IV.) TWINKIE THE KID
America, and the World’s, first openly gay, rodeo related, food product mascot.  Like Jackie Robinson and Al Lieberman, he shattered the Glass ceiling.  Of course, Robinson and Lieberman didn’t get blood laced cream filling all over the place in the process.  At least I don’t think so.

V.) THE HOOVER DAM
Sue me.
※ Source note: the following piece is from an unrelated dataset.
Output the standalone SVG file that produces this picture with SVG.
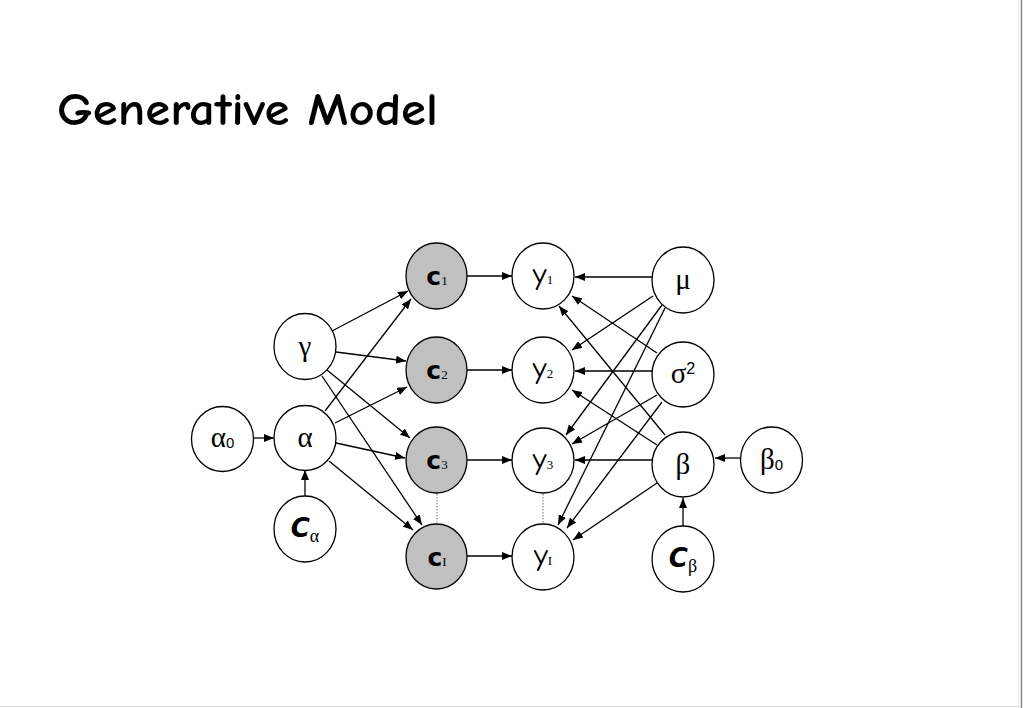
<svg xmlns="http://www.w3.org/2000/svg" width="1023" height="708" viewBox="0 0 1023 708">
<defs>
<marker id="ah" markerWidth="10" markerHeight="8" refX="10" refY="4" orient="auto" markerUnits="userSpaceOnUse">
<path d="M0,0 L10,4 L0,8 z" fill="#000"/>
</marker>
<style>
.n{fill:#fff;stroke:#000;stroke-width:1.3}
.s{fill:#c0c0c0;stroke:#000;stroke-width:1.3}
.e line{stroke:#000;stroke-width:1.3;marker-end:url(#ah)}
.d{stroke:#777;stroke-width:1;stroke-dasharray:1.5 1.5}
.g{font-family:"Liberation Serif","DejaVu Serif",serif;font-size:29px;text-anchor:middle}
.c{font-family:"DejaVu Sans","Liberation Sans",sans-serif;font-weight:bold;font-size:25px;text-anchor:middle}
.y{font-family:"Comic Neue","Comic Sans MS","DejaVu Sans",sans-serif;font-size:31px;text-anchor:middle}
.sub{font-family:"Liberation Serif",serif;font-size:13px;font-weight:normal}
.z{font-family:"Liberation Sans",sans-serif;font-size:15px}
.C{font-family:"DejaVu Sans","Liberation Sans",sans-serif;font-weight:bold;font-style:italic;font-size:26px;text-anchor:middle}
.cs{font-family:"Liberation Serif",serif;font-style:normal;font-weight:normal;font-size:18px}
</style>
</defs>
<rect x="0" y="0" width="1023" height="708" fill="#fff"/>
<line x1="1021.5" y1="0" x2="1021.5" y2="708" stroke="#888" stroke-width="1.5"/>
<line x1="1018.5" y1="0" x2="1018.5" y2="708" stroke="#eee" stroke-width="1"/>
<line x1="0" y1="706.5" x2="1020" y2="706.5" stroke="#ddd" stroke-width="1"/>
<text x="57" y="125" font-family="'Comic Neue','Comic Sans MS','DejaVu Sans',sans-serif" font-weight="bold" font-size="46" textLength="381" lengthAdjust="spacingAndGlyphs">Generative Model</text>

<g id="connectors" class="e">
<line x1="253" y1="438" x2="274" y2="438"/>
<line x1="305" y1="496" x2="305" y2="470"/>
<line x1="332" y1="331" x2="408" y2="291"/>
<line x1="325" y1="411" x2="411" y2="299"/>
<line x1="336" y1="352" x2="406" y2="361"/>
<line x1="335" y1="423" x2="407" y2="387"/>
<line x1="327" y1="370" x2="410" y2="438"/>
<line x1="322" y1="376" x2="422" y2="525"/>
<line x1="336" y1="443" x2="405" y2="458"/>
<line x1="329" y1="461" x2="413" y2="530"/>
<line x1="467" y1="276" x2="512" y2="276"/>
<line x1="467" y1="370" x2="512" y2="370"/>
<line x1="467" y1="460" x2="512" y2="460"/>
<line x1="467" y1="556" x2="512" y2="556"/>
<line x1="652" y1="277" x2="575" y2="277"/>
<line x1="653" y1="296" x2="572" y2="350"/>
<line x1="662" y1="305" x2="566" y2="435"/>
<line x1="665" y1="308" x2="558" y2="525"/>
<line x1="657" y1="353" x2="572" y2="296"/>
<line x1="652" y1="371" x2="575" y2="371"/>
<line x1="657" y1="395" x2="572" y2="444"/>
<line x1="662" y1="402" x2="567" y2="528"/>
<line x1="665" y1="435" x2="559" y2="306"/>
<line x1="657" y1="445" x2="572" y2="390"/>
<line x1="652" y1="460" x2="575" y2="460"/>
<line x1="657" y1="483" x2="573" y2="540"/>
<line x1="740" y1="458" x2="715" y2="458"/>
<line x1="683" y1="526" x2="683" y2="498"/>
<path class="d" d="M437,494 V524 M543,494 V524" fill="none"/>
</g>

<g id="alpha0"><ellipse class="n" cx="222.5" cy="439" rx="31" ry="32.5"/><text class="g" x="222.5" y="447">α<tspan class="z" dy="1">0</tspan></text></g>
<g id="alpha"><ellipse class="n" cx="305" cy="438" rx="31" ry="32.5"/><text class="g" x="305" y="447">α</text></g>
<g id="gamma"><ellipse class="n" cx="305" cy="346.5" rx="31" ry="33"/><text class="g" x="305" y="356">γ</text></g>
<g id="Calpha"><ellipse class="n" cx="305" cy="529" rx="31" ry="33"/><text class="C" x="305" y="537">C<tspan class="cs" dy="5">α</tspan></text></g>

<g id="c1"><ellipse class="s" cx="436.5" cy="276" rx="30.5" ry="33"/><text class="c" x="437" y="285">c<tspan class="sub">1</tspan></text></g>
<g id="c2"><ellipse class="s" cx="436.5" cy="370" rx="30.5" ry="33"/><text class="c" x="437" y="379">c<tspan class="sub">2</tspan></text></g>
<g id="c3"><ellipse class="s" cx="436.5" cy="460" rx="30.5" ry="33"/><text class="c" x="437" y="469">c<tspan class="sub">3</tspan></text></g>
<g id="cI"><ellipse class="s" cx="436.5" cy="556.5" rx="30.5" ry="32.5"/><text class="c" x="437" y="566">c<tspan class="sub">I</tspan></text></g>

<g id="y1"><ellipse class="n" cx="543" cy="276" rx="31" ry="33"/><text class="y" x="543" y="284">y<tspan class="sub">1</tspan></text></g>
<g id="y2"><ellipse class="n" cx="543" cy="370" rx="31" ry="33"/><text class="y" x="543" y="378">y<tspan class="sub">2</tspan></text></g>
<g id="y3"><ellipse class="n" cx="543" cy="460.5" rx="31" ry="32.5"/><text class="y" x="543" y="469">y<tspan class="sub">3</tspan></text></g>
<g id="yI"><ellipse class="n" cx="543" cy="557" rx="31" ry="33"/><text class="y" x="543" y="565">y<tspan class="sub">I</tspan></text></g>

<g id="mu"><ellipse class="n" cx="683" cy="280" rx="31" ry="33"/><text class="g" x="683" y="289">μ</text></g>
<g id="sigma2"><ellipse class="n" cx="683" cy="374.5" rx="31" ry="32.5"/><text class="g" x="683" y="383">σ<tspan font-family="'Liberation Sans',sans-serif" font-size="16" dy="-9">2</tspan></text></g>
<g id="beta"><ellipse class="n" cx="683" cy="464.5" rx="31" ry="32.5"/><text class="g" x="683" y="474">β</text></g>
<g id="beta0"><ellipse class="n" cx="771.5" cy="460" rx="31" ry="33"/><text class="g" x="771.5" y="469">β<tspan class="z" dy="1">0</tspan></text></g>
<g id="Cbeta"><ellipse class="n" cx="683" cy="559" rx="31" ry="33"/><text class="C" x="683" y="567">C<tspan class="cs" dy="5">β</tspan></text></g>
</svg>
I’m a huge Hoover Dam booster.  I’ve been there like eight times, I’ve got T-shirts, Bumper Stickers, a Hoover Dam Screen Saver and for Science Fair ‘79 I built a scale Hoover Dam out of tongue depressors, thawed Fudsicle material and pudding skin.  The Hoover Dam stays on the list and if you don’t like it you can screw.  Plus, it lets me say ‘hoover’ and giggle knowingly.  I’ll give you a hint: I’m not thinking of the President.

VI.) SOUTH OF THE BORDER
One of the last great American tributes to the comic possibilities inherent in poverty stricken immigrants, This Fourteen acre Lawn Jockey on our Nation’s metaphorical front yard is even more hysterical today then it was back when we didn’t know pointing and hee-hawing at non Anglo Ethnic groups was a public display of ignorance.  In particular I recommend ‘Pedro’s Dirty Old Man Shop.’  It’s an adult book store right in the middle of a family oriented road side attraction!  Convenient as hell for the bored Dad taking the family to Disney World.

VII.) INTERNET PORN
No, really, stick with me here a moment.  Nothing is more egalitarian, nothing more American than internet porn, despite the ironic fact that many of your most choice sites are physically located in Germany and the Netherlands.  Internet porn is by the people, for the people and there is something for everyone without having to share knowledge of your fetish with the pimple faced, sub human behind the counter at Seven Eleven.  Don’t believe me?  Try entering
rec/arts/erotica/spanking/Nixon/Clydesdale and see what you come up with.  Not impressive enough?  Surf on over to the search engine of your choice and type in “Liza Minelli stigmata fisting panties” and see if you don’t find at least six web pages.